This is not an analysis of Rossetti's poetry but an opinion piece.
What is it that makes Rossetti so uninteresting as a poet?
Perhaps the sheer volume of her poetry drowns interest? But Dickinson, prolific as she was, never bored me.
Is it her prosaic use of language? Perhaps. But Longfellow used language just like hers and wrote better poems. Longfellow invites thought; Rossetti, hardly ever. She does not have Dickinson’s knack for sprinkling her poems with unexpected or unheard-of devices and word-plays—so despite her ability as a storyteller, her words hardly ever invite her readers to question, to ponder, or to debate.
Is it the lack of variety in her verse? She used many different rhyme schemes and meters, but they always seemed more or less the same. She drones through the volume at the same pace, in the same voice. She is too predictable.
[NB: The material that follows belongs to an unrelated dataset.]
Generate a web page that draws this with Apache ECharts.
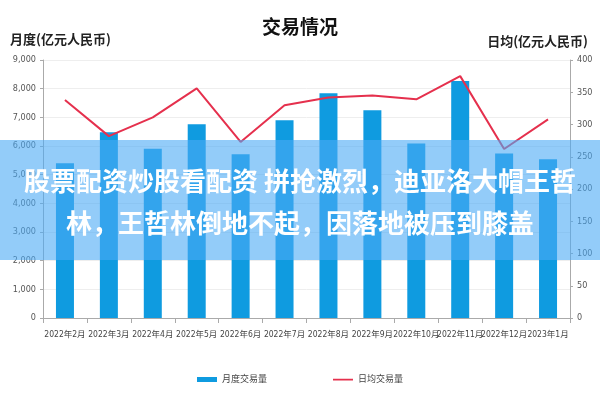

Is it her choice of topic?—invariably some lament, or introspection, or ballad, or didactic or religious verse. Dickinson was at times introspective or religious; Longfellow wrote ballads and didactic poetry; but there is this about their work that Rossetti lacks: a poem’s nearness to or ability to access the heart (emotion) or the intellect (reason), sometimes both (and then it is a masterpiece):
In terms of the heart, its ability to evoke emotion, by means of
addressing or reminding the reader of a previous experience (nearness);
arousing a certain emotion, e.g., sympathy, patriotism, horror, that was not already linked to a specific experience (ability to access).
In terms of the intellect, its ability to engage reason: to evoke thought, question, doubt, faith, by means of
confirming something that has already taken root in the intellect or has been suggested to it in the past (nearness);
presenting something new which raises further questions and may possibly be accepted (ability to access);
stimulating it by means of the discrepancy between a previous thought or belief and the thought or belief suggested in the poem (ability to access).
Rossetti’s poems hardly ever do any of these things. At best, some of them occasionally arouse a faint echo of an emotion, which is probably why her poems are not memorable. When I think or speak of a poet whose poetry I have read, there is usually one or two poems that come to mind; when I think or speak of Rossetti, there is none. If I were called upon to give an example, I would probably say “Goblin Market”, not because it is interesting, not because it provoked thought, not because of anything except that it is often mentioned in one-paragraph biographies of Rossetti; rote repetition left its imprint on my mind, or I would have forgotten it just as I forgot all the other Rossetti poems I’ve read. Like most of her other poems, it has no voice to speak for itself.